En revanche, il existe plusieurs catalogues : — Il y a celui dédié à l’agriculture nourricière, destiné à la grande culture, où là il s’agit d’avoir le plus de production possible, le plus régulièrement possible, aussi uniformisée que possible pour faciliter la logistique en aval et avoir ainsi une culture aussi prédictible que possible. — Il y a le catalogue de la biodiversité. Il permet aux cultures de plus petites tailles de proposer des légumes très variés, son choix est vaste avec plus de 7000 variétés. Certaines sont anciennes, d’autres pas. — Il y a aussi le catalogue de « conservation », où sont enregistrées les semences dites « anciennes ». Elles ne sont plus aptes à nourrir la population, mais pour régaler les papilles, il n’y a pas mieux. En tout, les catalogues ressencent plus de 19’000 varietés, il y a de quoi faire. Et si vous êtes un particulier qui cultive son jardin avec passion, vous êtes libre de faire ce que vous voulez. Vous pouvez croiser, troquer, distribuer votre production, tant que ça reste à l’échelle d’un bricoleur (mais ça peut aller loin, on parle d’une production légumière de 250kg/mois).

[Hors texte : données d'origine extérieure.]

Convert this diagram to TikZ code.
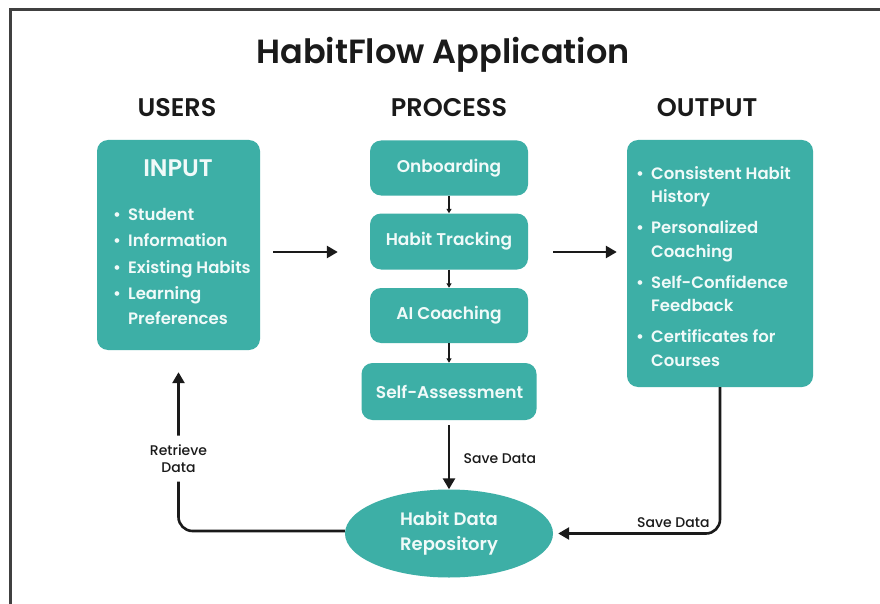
\documentclass[tikz,border=0pt]{standalone}
\usepackage{fontspec}
\setmainfont{Poppins Medium}[BoldFont={Poppins SemiBold}]
\usetikzlibrary{arrows.meta,shapes.geometric}

\definecolor{teal1}{RGB}{61,175,166}
\definecolor{ink}{RGB}{26,26,26}
\definecolor{paper}{RGB}{240,250,249}

\tikzset{
  box/.style={draw=none, fill=teal1, rounded corners=11pt, inner sep=0pt},
  repo/.style={ellipse, draw=none, fill=teal1, inner sep=0pt},
  boxtext/.style={text=paper, font=\bfseries\fontsize{17}{20}\selectfont},
  heading/.style={text=ink, font=\bfseries\fontsize{25.5}{30}\selectfont},
  listtext/.style={text=paper, align=left, anchor=north west, inner sep=0pt},
  bigarrow/.style={draw=ink, line width=2.6pt, -{Triangle[length=11pt,width=12pt]}},
  smallarrow/.style={draw=ink, line width=1.5pt, -{Triangle[length=4.5pt,width=5pt]}},
  flowlabel/.style={text=ink, font=\fontsize{14}{17}\selectfont},
}

\begin{document}
\begin{tikzpicture}[x=1pt, y=-1pt]
\useasboundingbox (0,0) rectangle (880,604);
\fill[white] (0,0) rectangle (880,604);

% frame edges
\draw[line width=3pt, black!75, line cap=rect] (10,604) -- (10,9.5) -- (880,9.5);

% title and column headings
\node[text=ink, font=\bfseries\fontsize{33.5}{38}\selectfont] (title) at (443,55) {HabitFlow Application};
\node[heading] (hUsers) at (177,108) {USERS};
\node[heading] (hProc) at (449,108) {PROCESS};
\node[heading] (hOut) at (707,108) {OUTPUT};

% input box
\node[box, minimum width=163pt, minimum height=210pt] (input) at (178.5,245) {};
\node[text=paper, font=\bfseries\fontsize{24}{28}\selectfont] (inTitle) at (178,168) {INPUT};
\node[listtext, font=\bfseries\fontsize{16.5}{24.5}\selectfont] (inList) at (113,208)
  {\makebox[15pt][l]{\textbullet}Student\\[2pt]
   \makebox[15pt][l]{\textbullet}Information\\[2pt]
   \makebox[15pt][l]{\textbullet}Existing Habits\\[2pt]
   \makebox[15pt][l]{\textbullet}Learning\\
   \makebox[15pt][l]{}Preferences};

% process column
\node[box, minimum width=158pt, minimum height=55pt] (onb) at (449,168) {};
\node[boxtext] (onbT) at (449,168) {Onboarding};
\node[box, minimum width=158pt, minimum height=56pt] (track) at (449,241.5) {};
\node[boxtext] (trackT) at (449,241.5) {Habit Tracking};
\node[box, minimum width=158pt, minimum height=55pt] (coach) at (449,315.5) {};
\node[boxtext] (coachT) at (449,315.5) {AI Coaching};
\node[box, minimum width=175pt, minimum height=57pt] (self) at (449,391.5) {};
\node[boxtext] (selfT) at (449.5,391.5) {Self-Assessment};

\draw[smallarrow] (onb.south) -- (track.north);
\draw[smallarrow] (track.south) -- (coach.north);
\draw[smallarrow] (coach.south) -- (self.north);

% output box
\node[box, minimum width=186pt, minimum height=247pt] (output) at (720,263.5) {};
\node[listtext, font=\bfseries\fontsize{16.5}{23.5}\selectfont] (outList) at (636,166)
  {\makebox[15pt][l]{\textbullet}Consistent Habit\\
   \makebox[15pt][l]{}History\\[7.5pt]
   \makebox[15pt][l]{\textbullet}Personalized\\
   \makebox[15pt][l]{}Coaching\\[7.5pt]
   \makebox[15pt][l]{\textbullet}Self-Confidence\\
   \makebox[15pt][l]{}Feedback\\[7.5pt]
   \makebox[15pt][l]{\textbullet}Certificates for\\
   \makebox[15pt][l]{}Courses};

% data repository
\node[repo, minimum width=208pt, minimum height=88pt] (store) at (449,533.5) {};
\node[text=paper, align=center, font=\bfseries\fontsize{18}{25}\selectfont] (storeT) at (449,533.5) {Habit Data\\Repository};

% main flow
\draw[bigarrow, shorten <=13pt, shorten >=32pt] (input.east |- 0,252) -- (track.west |- 0,252);
\draw[bigarrow, shorten <=25pt, shorten >=10pt] (track.east |- 0,252) -- (output.west |- 0,252);

% data storage and retrieval
\draw[bigarrow, shorten <=5pt] (self.south) -- node[flowlabel, right=10pt, pos=0.56] (saveA) {Save Data} (store.north);
\draw[bigarrow, rounded corners=14pt, shorten >=5pt] (output.south) |- node[flowlabel, above, pos=0.64, inner sep=5pt] (saveB) {Save Data} (store.east);
\draw[bigarrow, rounded corners=14pt, shorten >=22pt] (store.west |- 0,531) -| node[flowlabel, pos=0.70, fill=white, align=center, inner sep=9pt] (getC) {Retrieve\\Data} (input.south);
\end{tikzpicture}
\end{document}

Le problème est que si les semences sous brevet sont intéressantes pour la culture hyperindustrielle, l’agriculture paysanne de petite taille n’a pas à être confrontée à ce monde complexe, ingénierie, c’est un modèle qui ne lui correspond bien évidemment pas. De pouvoir simplement cultiver quand on est un petit paysan est une mesure de simplification évidente. Mais de breveter le vivant est bien évidemment à la base même, l’essence, de notre développement et du nourrissage de masse de la population. Plus d’ailleurs aujourd’hui, où la ressource s’épuise et où les plantes devront bientôt produire la même chose mais avec moins de pesticides, qu’hier, où les sols n’étaient pas érodés. Et l’intérêt du brevet est que, d’une part, il incite à l’invention, puisqu’il permet de se rembourser par l’exploitation exclusive de la découverte. Mais il incite aussi à l’innovation, puisqu’une fois dans le domaine public, n’importe qui peut breveter sur le brevet moyennant une avancée considérable et, surtout, et c’est là que c’est intéressant, tout et n’importe qui peut exploiter tel quel l’objet pour son propre usage. Autrement dit, les petits paysans, grâce à ce concept, peuvent cultiver ce qui était le top qualité de la culture une quinzaine d’années auparavant, ce qui reste donc parfaitement crédible d’un point de vue agricole, mais sans être soumis à la contrainte du monde complexe de l’ingénierie agro-alimentaire méga-industrielle. Ce projet génial vise à ce que tout le monde participe pour référencer les produits tombés dans le domaine public qu’il connaît afin de pouvoir les lister et les distribuer et créer un monde agricole produisant de la qualité, mais existant en marge du système industriel et mieux adapté à une exploitation à taille humaine.